- Given request
Nothing outside the lines from the one containing "Emit a web page" down to the one containing "const cx = d => x(d.c) + x.bandwidth() / 2;" belongs in the copy; print that span exactly, both ends included, with pictures removed.

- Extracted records
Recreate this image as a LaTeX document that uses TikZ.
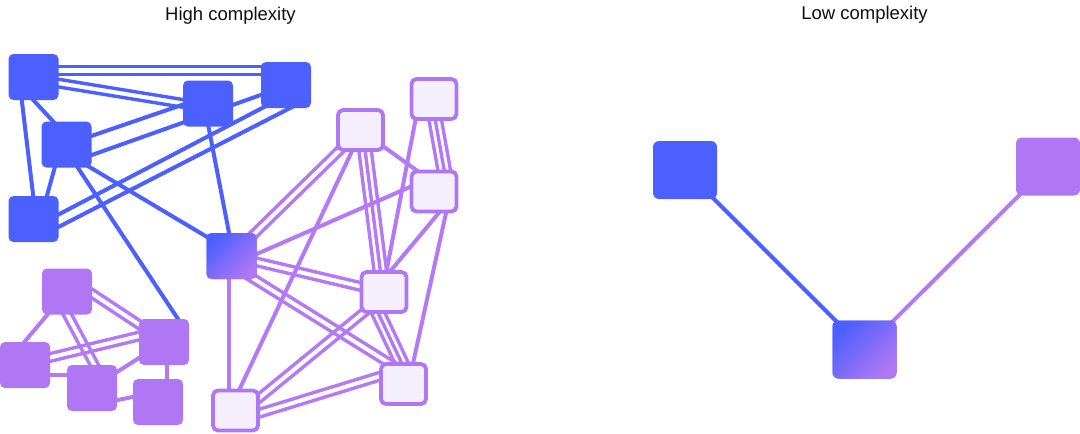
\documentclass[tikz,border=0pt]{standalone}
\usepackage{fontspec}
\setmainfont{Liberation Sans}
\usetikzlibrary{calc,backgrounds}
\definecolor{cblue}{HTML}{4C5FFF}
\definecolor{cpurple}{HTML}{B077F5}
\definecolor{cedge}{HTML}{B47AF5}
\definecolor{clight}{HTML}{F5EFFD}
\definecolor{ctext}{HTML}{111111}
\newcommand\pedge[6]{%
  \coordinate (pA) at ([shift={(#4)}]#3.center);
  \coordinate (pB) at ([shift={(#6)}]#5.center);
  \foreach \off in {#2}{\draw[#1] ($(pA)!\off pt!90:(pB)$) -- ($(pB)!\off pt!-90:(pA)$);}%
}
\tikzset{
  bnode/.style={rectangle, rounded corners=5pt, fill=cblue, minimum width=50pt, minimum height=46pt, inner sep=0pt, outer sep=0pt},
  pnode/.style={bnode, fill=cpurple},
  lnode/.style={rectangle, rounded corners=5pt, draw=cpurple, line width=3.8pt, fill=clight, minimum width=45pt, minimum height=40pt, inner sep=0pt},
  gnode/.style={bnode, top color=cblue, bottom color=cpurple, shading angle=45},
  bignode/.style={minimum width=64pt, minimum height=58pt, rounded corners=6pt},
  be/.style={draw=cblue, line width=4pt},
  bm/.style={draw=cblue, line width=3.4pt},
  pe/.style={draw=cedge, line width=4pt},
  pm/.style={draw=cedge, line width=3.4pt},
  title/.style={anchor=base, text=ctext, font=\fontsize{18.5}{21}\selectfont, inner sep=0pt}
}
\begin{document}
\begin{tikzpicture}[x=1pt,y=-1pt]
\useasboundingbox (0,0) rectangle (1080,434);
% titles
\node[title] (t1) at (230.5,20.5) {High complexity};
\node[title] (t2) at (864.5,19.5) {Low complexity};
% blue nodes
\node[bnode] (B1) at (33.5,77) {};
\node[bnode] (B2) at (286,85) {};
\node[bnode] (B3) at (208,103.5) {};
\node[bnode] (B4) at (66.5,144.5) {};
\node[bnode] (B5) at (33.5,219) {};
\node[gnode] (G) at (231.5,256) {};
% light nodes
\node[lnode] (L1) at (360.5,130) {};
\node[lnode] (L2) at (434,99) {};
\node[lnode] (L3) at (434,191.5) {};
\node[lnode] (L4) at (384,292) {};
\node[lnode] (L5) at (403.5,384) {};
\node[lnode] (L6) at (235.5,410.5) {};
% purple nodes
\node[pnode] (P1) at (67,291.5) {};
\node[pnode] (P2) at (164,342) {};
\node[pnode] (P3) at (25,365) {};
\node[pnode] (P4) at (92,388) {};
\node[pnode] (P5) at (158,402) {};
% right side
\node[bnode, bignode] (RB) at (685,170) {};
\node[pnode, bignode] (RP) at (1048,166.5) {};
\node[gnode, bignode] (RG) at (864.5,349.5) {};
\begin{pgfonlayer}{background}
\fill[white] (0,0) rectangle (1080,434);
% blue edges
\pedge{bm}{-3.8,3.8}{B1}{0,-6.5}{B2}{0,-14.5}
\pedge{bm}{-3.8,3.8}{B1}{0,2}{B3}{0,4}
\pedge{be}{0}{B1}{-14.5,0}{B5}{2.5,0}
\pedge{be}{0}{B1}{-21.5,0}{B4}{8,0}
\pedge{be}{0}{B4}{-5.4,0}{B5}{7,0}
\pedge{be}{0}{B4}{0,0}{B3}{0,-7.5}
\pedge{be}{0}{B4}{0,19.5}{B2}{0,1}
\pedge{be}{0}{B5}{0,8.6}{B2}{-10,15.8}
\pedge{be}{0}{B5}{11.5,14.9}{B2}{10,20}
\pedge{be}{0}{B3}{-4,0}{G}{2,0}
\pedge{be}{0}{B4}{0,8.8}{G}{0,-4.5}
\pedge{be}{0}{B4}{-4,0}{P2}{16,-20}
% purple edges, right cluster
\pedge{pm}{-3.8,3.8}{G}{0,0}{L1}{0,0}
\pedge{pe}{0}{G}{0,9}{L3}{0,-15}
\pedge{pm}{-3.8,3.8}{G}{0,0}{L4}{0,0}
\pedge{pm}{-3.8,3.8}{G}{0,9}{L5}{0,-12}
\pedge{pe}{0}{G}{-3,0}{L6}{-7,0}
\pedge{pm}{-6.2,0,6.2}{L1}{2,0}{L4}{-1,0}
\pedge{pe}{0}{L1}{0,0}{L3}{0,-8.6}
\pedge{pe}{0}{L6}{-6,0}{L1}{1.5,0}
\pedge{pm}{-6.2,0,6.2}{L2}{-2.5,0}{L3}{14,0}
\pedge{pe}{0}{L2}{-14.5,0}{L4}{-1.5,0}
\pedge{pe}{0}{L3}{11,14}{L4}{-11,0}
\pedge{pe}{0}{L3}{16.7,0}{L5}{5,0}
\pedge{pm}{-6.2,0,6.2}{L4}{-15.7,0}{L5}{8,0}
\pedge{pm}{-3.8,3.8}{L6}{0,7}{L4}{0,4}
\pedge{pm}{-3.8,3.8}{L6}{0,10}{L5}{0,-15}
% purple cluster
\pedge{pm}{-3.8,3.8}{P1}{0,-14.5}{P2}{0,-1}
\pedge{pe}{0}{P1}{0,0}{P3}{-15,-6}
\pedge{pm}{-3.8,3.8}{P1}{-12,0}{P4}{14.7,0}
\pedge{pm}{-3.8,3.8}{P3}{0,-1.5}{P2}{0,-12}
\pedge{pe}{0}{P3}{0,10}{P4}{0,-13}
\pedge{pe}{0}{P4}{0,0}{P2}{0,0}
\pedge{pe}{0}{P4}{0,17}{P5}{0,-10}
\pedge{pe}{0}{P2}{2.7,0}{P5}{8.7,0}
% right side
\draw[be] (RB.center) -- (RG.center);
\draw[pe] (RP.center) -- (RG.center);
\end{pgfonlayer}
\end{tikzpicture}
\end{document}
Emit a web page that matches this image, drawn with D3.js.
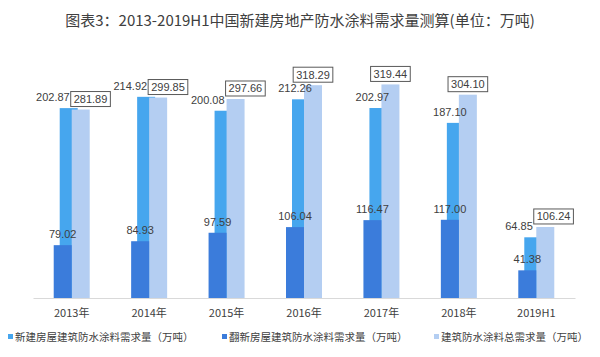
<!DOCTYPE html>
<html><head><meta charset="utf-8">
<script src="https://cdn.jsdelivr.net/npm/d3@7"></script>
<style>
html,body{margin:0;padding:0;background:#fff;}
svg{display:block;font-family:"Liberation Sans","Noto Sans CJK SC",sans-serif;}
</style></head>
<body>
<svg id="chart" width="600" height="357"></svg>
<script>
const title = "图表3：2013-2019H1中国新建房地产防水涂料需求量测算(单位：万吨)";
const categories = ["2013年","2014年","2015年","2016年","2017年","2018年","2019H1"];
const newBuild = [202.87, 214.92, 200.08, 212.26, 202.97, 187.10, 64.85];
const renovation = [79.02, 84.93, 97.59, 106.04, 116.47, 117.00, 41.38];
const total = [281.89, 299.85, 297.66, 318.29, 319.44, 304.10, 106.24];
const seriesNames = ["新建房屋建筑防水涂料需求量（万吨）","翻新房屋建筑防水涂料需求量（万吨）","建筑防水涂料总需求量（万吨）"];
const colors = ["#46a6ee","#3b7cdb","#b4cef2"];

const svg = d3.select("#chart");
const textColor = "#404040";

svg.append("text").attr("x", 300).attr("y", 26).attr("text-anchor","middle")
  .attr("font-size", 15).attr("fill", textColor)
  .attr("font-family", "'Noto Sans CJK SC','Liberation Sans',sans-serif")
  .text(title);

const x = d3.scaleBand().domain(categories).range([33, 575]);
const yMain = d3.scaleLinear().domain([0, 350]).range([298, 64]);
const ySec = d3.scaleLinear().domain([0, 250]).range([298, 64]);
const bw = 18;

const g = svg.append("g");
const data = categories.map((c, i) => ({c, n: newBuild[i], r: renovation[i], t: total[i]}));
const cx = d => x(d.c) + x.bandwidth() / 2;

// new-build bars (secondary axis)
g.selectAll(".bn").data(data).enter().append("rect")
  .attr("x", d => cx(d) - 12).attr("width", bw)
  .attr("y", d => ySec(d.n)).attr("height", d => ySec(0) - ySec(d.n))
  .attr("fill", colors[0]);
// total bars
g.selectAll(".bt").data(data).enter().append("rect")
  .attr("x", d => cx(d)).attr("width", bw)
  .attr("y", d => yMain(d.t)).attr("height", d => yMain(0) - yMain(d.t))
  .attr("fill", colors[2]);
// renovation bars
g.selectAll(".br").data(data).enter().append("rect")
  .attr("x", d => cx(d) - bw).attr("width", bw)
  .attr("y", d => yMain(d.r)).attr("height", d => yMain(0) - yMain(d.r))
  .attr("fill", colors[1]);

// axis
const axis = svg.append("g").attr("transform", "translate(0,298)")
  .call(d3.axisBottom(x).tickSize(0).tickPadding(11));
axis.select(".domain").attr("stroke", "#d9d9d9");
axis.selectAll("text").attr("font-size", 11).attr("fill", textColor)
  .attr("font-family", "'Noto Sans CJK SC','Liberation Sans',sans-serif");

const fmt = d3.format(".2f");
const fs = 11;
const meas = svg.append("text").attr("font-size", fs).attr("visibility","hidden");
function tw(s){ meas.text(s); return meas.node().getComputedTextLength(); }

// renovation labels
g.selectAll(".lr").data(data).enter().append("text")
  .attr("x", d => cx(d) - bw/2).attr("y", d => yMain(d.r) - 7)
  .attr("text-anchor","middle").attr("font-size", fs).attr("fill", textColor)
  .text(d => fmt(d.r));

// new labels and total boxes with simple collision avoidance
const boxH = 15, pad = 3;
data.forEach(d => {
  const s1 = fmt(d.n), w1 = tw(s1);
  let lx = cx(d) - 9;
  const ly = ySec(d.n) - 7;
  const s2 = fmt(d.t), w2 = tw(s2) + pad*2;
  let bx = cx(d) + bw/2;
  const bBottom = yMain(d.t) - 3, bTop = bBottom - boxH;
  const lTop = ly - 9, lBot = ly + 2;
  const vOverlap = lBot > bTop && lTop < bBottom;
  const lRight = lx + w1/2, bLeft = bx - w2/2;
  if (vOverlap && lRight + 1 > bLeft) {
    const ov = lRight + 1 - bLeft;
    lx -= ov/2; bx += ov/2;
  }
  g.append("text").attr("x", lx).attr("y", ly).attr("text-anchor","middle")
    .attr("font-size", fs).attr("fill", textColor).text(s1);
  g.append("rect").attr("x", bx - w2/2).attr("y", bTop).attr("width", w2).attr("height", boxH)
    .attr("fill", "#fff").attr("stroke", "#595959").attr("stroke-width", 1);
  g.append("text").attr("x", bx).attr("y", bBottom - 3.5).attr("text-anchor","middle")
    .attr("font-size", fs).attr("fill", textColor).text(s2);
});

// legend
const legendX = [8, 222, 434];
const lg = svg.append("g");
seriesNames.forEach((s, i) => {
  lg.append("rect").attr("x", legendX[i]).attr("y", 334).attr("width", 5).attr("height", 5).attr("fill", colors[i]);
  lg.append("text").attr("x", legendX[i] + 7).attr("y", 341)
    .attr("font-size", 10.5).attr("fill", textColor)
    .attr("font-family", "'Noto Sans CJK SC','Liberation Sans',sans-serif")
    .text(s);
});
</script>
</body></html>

- Solution for this problem
Emit a web page that matches this image, drawn with D3.js.
<!DOCTYPE html>
<html><head><meta charset="utf-8">
<script src="https://cdn.jsdelivr.net/npm/d3@7"></script>
<style>
html,body{margin:0;padding:0;background:#fff;}
svg{display:block;font-family:"Liberation Sans","Noto Sans CJK SC",sans-serif;}
</style></head>
<body>
<svg id="chart" width="600" height="357"></svg>
<script>
const title = "图表3：2013-2019H1中国新建房地产防水涂料需求量测算(单位：万吨)";
const categories = ["2013年","2014年","2015年","2016年","2017年","2018年","2019H1"];
const newBuild = [202.87, 214.92, 200.08, 212.26, 202.97, 187.10, 64.85];
const renovation = [79.02, 84.93, 97.59, 106.04, 116.47, 117.00, 41.38];
const total = [281.89, 299.85, 297.66, 318.29, 319.44, 304.10, 106.24];
const seriesNames = ["新建房屋建筑防水涂料需求量（万吨）","翻新房屋建筑防水涂料需求量（万吨）","建筑防水涂料总需求量（万吨）"];
const colors = ["#46a6ee","#3b7cdb","#b4cef2"];

const svg = d3.select("#chart");
const textColor = "#404040";

svg.append("text").attr("x", 300).attr("y", 26).attr("text-anchor","middle")
  .attr("font-size", 15).attr("fill", textColor)
  .attr("font-family", "'Noto Sans CJK SC','Liberation Sans',sans-serif")
  .text(title);

const x = d3.scaleBand().domain(categories).range([33, 575]);
const yMain = d3.scaleLinear().domain([0, 350]).range([298, 64]);
const ySec = d3.scaleLinear().domain([0, 250]).range([298, 64]);
const bw = 18;

const g = svg.append("g");
const data = categories.map((c, i) => ({c, n: newBuild[i], r: renovation[i], t: total[i]}));
const cx = d => x(d.c) + x.bandwidth() / 2;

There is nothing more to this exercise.